### Dataset section:

════════

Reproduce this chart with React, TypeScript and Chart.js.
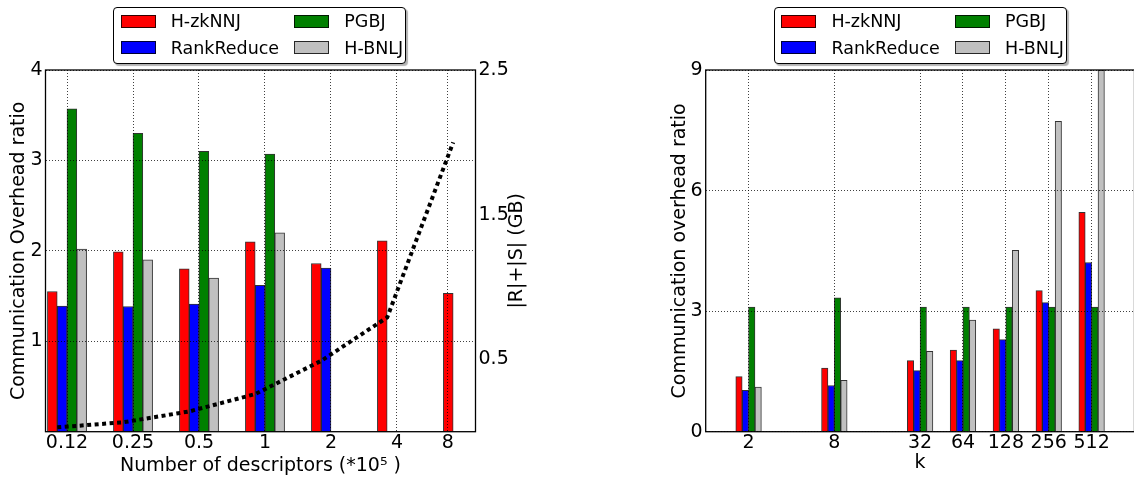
import React, { useEffect, useRef } from 'react';
import { Chart, registerables } from 'chart.js';

Chart.register(...registerables);

// ---------- shared series ----------
const SERIES_NAMES = ['H-zkNNJ', 'RankReduce', 'PGBJ', 'H-BNLJ'];
const SERIES_COLORS = ['#ff0000', '#0000ff', '#008000', '#c0c0c0'];

// ---------- left panel: number of descriptors ----------
const DESC_LABELS = ['0.12', '0.25', '0.5', '1', '2', '4', '8'];
const DESC_GROUP_POS = [0, 1, 2, 3, 4, 5, 6];
const DESC_TICK_POS = [0, 1, 2, 3, 4, 5, 5.77];
const DESC_HZKNNJ = [1.55, 1.99, 1.8, 2.1, 1.86, 2.11, 1.53];
const DESC_RANKREDUCE = [1.39, 1.385, 1.41, 1.62, 1.81, null, null];
const DESC_PGBJ = [3.57, 3.3, 3.1, 3.07, null, null, null];
const DESC_HBNLJ = [2.02, 1.9, 1.7, 2.2, null, null, null];
const DESC_SIZE_GB = [0.03, 0.065, 0.14, 0.26, 0.49, 0.79, 2.0];
const DESC_Y_TICKS = [1, 2, 3, 4];
const DESC_Y1_TICKS = [0.5, 1.5, 2.5];

// ---------- right panel: k ----------
const K_VALUES = [2, 8, 32, 64, 128, 256, 512];
const K_HZKNNJ = [1.37, 1.58, 1.77, 2.03, 2.56, 3.51, 5.46];
const K_RANKREDUCE = [1.03, 1.15, 1.52, 1.77, 2.29, 3.21, 4.21];
const K_PGBJ = [3.1, 3.33, 3.1, 3.1, 3.1, 3.1, 3.1];
const K_HBNLJ = [1.11, 1.28, 2.0, 2.78, 4.51, 7.72, 9.0];
const K_Y_TICKS = [0, 3, 6, 9];

const FONT = 'DejaVu Sans';
const GRID = {
  color: 'rgba(0,0,0,0.75)',
  lineWidth: 1,
  drawTicks: false,
  offset: false,
  z: 1,
};
const BORDER = { display: false, dash: [1, 2] };

const framePlugin = {
  id: 'frame',
  afterDraw(chart: any) {
    const { ctx, chartArea: a } = chart;
    ctx.save();
    ctx.strokeStyle = '#000';
    ctx.lineWidth = 1.3;
    ctx.strokeRect(a.left, a.top, a.right - a.left, a.bottom - a.top);
    ctx.restore();
  },
};

const rightTitlePlugin = {
  id: 'rightTitle',
  afterDraw(chart: any) {
    const s = chart.scales.y1;
    if (!s) return;
    const { ctx } = chart;
    ctx.save();
    ctx.translate(s.left + 42, (chart.chartArea.top + chart.chartArea.bottom) / 2);
    ctx.rotate(-Math.PI / 2);
    ctx.font = `19px "${FONT}"`;
    ctx.textAlign = 'center';
    ctx.textBaseline = 'middle';
    ctx.fillStyle = '#000';
    ctx.fillText('|R|+|S| (GB)', 0, 0);
    ctx.restore();
  },
};

function barSet(label: string, color: string, xs: number[], ys: (number | null)[], thickness: number) {
  return {
    type: 'bar' as const,
    label,
    data: ys.map((y, i) => ({ x: xs[i], y })),
    backgroundColor: color,
    borderColor: 'rgba(0,0,0,0.8)',
    borderWidth: 1,
    barThickness: thickness,
    yAxisID: 'y',
  };
}

function leftConfig(): any {
  const t = 9.8;
  const LINE_SHIFT = -0.148;
  const ySeries = [DESC_HZKNNJ, DESC_RANKREDUCE, DESC_PGBJ, DESC_HBNLJ];
  return {
    type: 'bar',
    data: {
      datasets: [
        {
          type: 'line',
          label: '|R|+|S|',
          data: DESC_SIZE_GB.map((y, i) => ({ x: DESC_GROUP_POS[i] + LINE_SHIFT, y })),
          yAxisID: 'y1',
          borderColor: '#000',
          borderWidth: 4,
          borderDash: [4, 3.5],
          borderCapStyle: 'butt',
          pointRadius: 0,
          fill: false,
          tension: 0,
        },
        ...SERIES_NAMES.map((n, i) => barSet(n, SERIES_COLORS[i], DESC_GROUP_POS, ySeries[i], t)),
      ],
    },
    options: {
      responsive: false,
      animation: false,
      devicePixelRatio: 1,
      layout: { padding: { top: 70, left: 0, right: 0, bottom: 0 } },
      plugins: { legend: { display: false }, tooltip: { enabled: false } },
      scales: {
        x: {
          type: 'linear',
          min: -0.326,
          max: 6.19,
          offset: false,
          grid: GRID,
          border: BORDER,
          afterBuildTicks: (s: any) => {
            s.ticks = DESC_TICK_POS.map((v) => ({ value: v }));
          },
          afterFit: (s: any) => {
            s.height = 49.3;
          },
          ticks: {
            autoSkip: false,
            maxRotation: 0,
            padding: 0,
            color: '#000',
            font: { family: FONT, size: 19 },
            callback: (_v: any, i: number) => DESC_LABELS[i],
          },
          title: {
            display: true,
            text: 'Number of descriptors (*10\u2075 )',
            color: '#000',
            font: { family: FONT, size: 19, lineHeight: 1.2 },
            padding: { top: 0, bottom: 3.2 },
          },
        },
        y: {
          type: 'linear',
          position: 'left',
          min: 0,
          max: 4,
          grid: GRID,
          border: BORDER,
          afterBuildTicks: (s: any) => {
            s.ticks = DESC_Y_TICKS.map((v) => ({ value: v }));
          },
          afterFit: (s: any) => {
            s.width = 45.5;
          },
          ticks: {
            padding: 3,
            color: '#000',
            font: { family: FONT, size: 19 },
            callback: (v: any) => String(v),
          },
          title: {
            display: true,
            text: 'Communication Overhead ratio',
            color: '#000',
            font: { family: FONT, size: 19, lineHeight: 1.2 },
            padding: { top: 7.6, bottom: 0 },
          },
        },
        y1: {
          type: 'linear',
          position: 'right',
          min: 0,
          max: 2.5,
          grid: { display: false, drawTicks: false },
          border: { display: false },
          afterBuildTicks: (s: any) => {
            s.ticks = DESC_Y1_TICKS.map((v) => ({ value: v }));
          },
          afterFit: (s: any) => {
            s.width = 600 - 475.5;
          },
          ticks: {
            padding: 3,
            color: '#000',
            font: { family: FONT, size: 19 },
            callback: (v: any) => String(v),
          },
        },
      },
    },
    plugins: [framePlugin, rightTitlePlugin],
  };
}

function rightConfig(): any {
  const t = 6.4;
  const ySeries = [K_HZKNNJ, K_RANKREDUCE, K_PGBJ, K_HBNLJ];
  return {
    type: 'bar',
    data: {
      datasets: SERIES_NAMES.map((n, i) => barSet(n, SERIES_COLORS[i], K_VALUES, ySeries[i], t)),
    },
    options: {
      responsive: false,
      animation: false,
      devicePixelRatio: 1,
      layout: { padding: { top: 70, left: 0, right: 545 - 534.5, bottom: 0 } },
      plugins: { legend: { display: false }, tooltip: { enabled: false } },
      scales: {
        x: {
          type: 'logarithmic',
          min: 1,
          max: 1024,
          offset: false,
          grid: GRID,
          border: BORDER,
          afterBuildTicks: (s: any) => {
            s.ticks = K_VALUES.map((v) => ({ value: v }));
          },
          afterFit: (s: any) => {
            s.height = 49.3;
          },
          ticks: {
            autoSkip: false,
            maxRotation: 0,
            padding: 0,
            color: '#000',
            font: { family: FONT, size: 19 },
            callback: (v: any) => String(v),
          },
          title: {
            display: true,
            text: 'k',
            color: '#000',
            font: { family: FONT, size: 19, lineHeight: 1.2 },
            padding: { top: 0, bottom: 6.2 },
          },
        },
        y: {
          type: 'linear',
          position: 'left',
          min: 0,
          max: 9,
          grid: GRID,
          border: BORDER,
          afterBuildTicks: (s: any) => {
            s.ticks = K_Y_TICKS.map((v) => ({ value: v }));
          },
          afterFit: (s: any) => {
            s.width = 105.7;
          },
          ticks: {
            padding: 3,
            color: '#000',
            font: { family: FONT, size: 19 },
            callback: (v: any) => String(v),
          },
          title: {
            display: true,
            text: 'Communication overhead ratio',
            color: '#000',
            font: { family: FONT, size: 19, lineHeight: 1.2 },
            padding: { top: 68.6, bottom: 0 },
          },
        },
      },
    },
    plugins: [framePlugin],
  };
}

function Legend({ left, top }: { left: number; top: number }) {
  return (
    <div
      style={{
        position: 'absolute',
        left,
        top,
        width: 293,
        height: 57,
        boxSizing: 'border-box',
        border: '1px solid #000',
        borderRadius: 4,
        background: '#fff',
        boxShadow: '2px 2px 1px rgba(0,0,0,0.3)',
        fontFamily: FONT,
        fontSize: 17.5,
        color: '#000',
      }}
    >
      {SERIES_NAMES.map((name, i) => {
        const col = Math.floor(i / 2);
        const row = i % 2;
        const sx = col === 0 ? 6.4 : 180;
        const tx = col === 0 ? 56.4 : 230;
        const sy = row === 0 ? 6.7 : 33.2;
        return (
          <React.Fragment key={name}>
            <div
              style={{
                position: 'absolute',
                left: sx,
                top: sy,
                width: 35,
                height: 13,
                boxSizing: 'border-box',
                border: '1px solid rgba(0,0,0,0.8)',
                background: SERIES_COLORS[i],
              }}
            />
            <div
              style={{
                position: 'absolute',
                left: tx,
                top: sy + 6.5 - 11,
                height: 22,
                lineHeight: '22px',
                whiteSpace: 'nowrap',
              }}
            >
              {name}
            </div>
          </React.Fragment>
        );
      })}
    </div>
  );
}

export default function App() {
  const leftRef = useRef<HTMLCanvasElement>(null);
  const rightRef = useRef<HTMLCanvasElement>(null);
  useEffect(() => {
    const c1 = new Chart(leftRef.current as HTMLCanvasElement, leftConfig());
    const c2 = new Chart(rightRef.current as HTMLCanvasElement, rightConfig());
    return () => {
      c1.destroy();
      c2.destroy();
    };
  }, []);
  return (
    <div
      style={{
        position: 'absolute',
        left: 0,
        top: 0,
        width: 1134,
        height: 481,
        overflow: 'hidden',
        background: '#fff',
      }}
    >
      <canvas
        ref={leftRef}
        width={600}
        height={481}
        style={{ position: 'absolute', left: 0, top: 0, width: 600, height: 481 }}
      />
      <canvas
        ref={rightRef}
        width={545}
        height={481}
        style={{ position: 'absolute', left: 600, top: 0, width: 545, height: 481 }}
      />
      <Legend left={113.3} top={7.3} />
      <Legend left={774} top={7.3} />
    </div>
  );
}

════════

Set the lines above down again, word for word, from the first through the one containing "Chart.register(...registerables);"; pictures excluded.

Reproduce this chart with React, TypeScript and Chart.js.
import React, { useEffect, useRef } from 'react';
import { Chart, registerables } from 'chart.js';

Chart.register(...registerables);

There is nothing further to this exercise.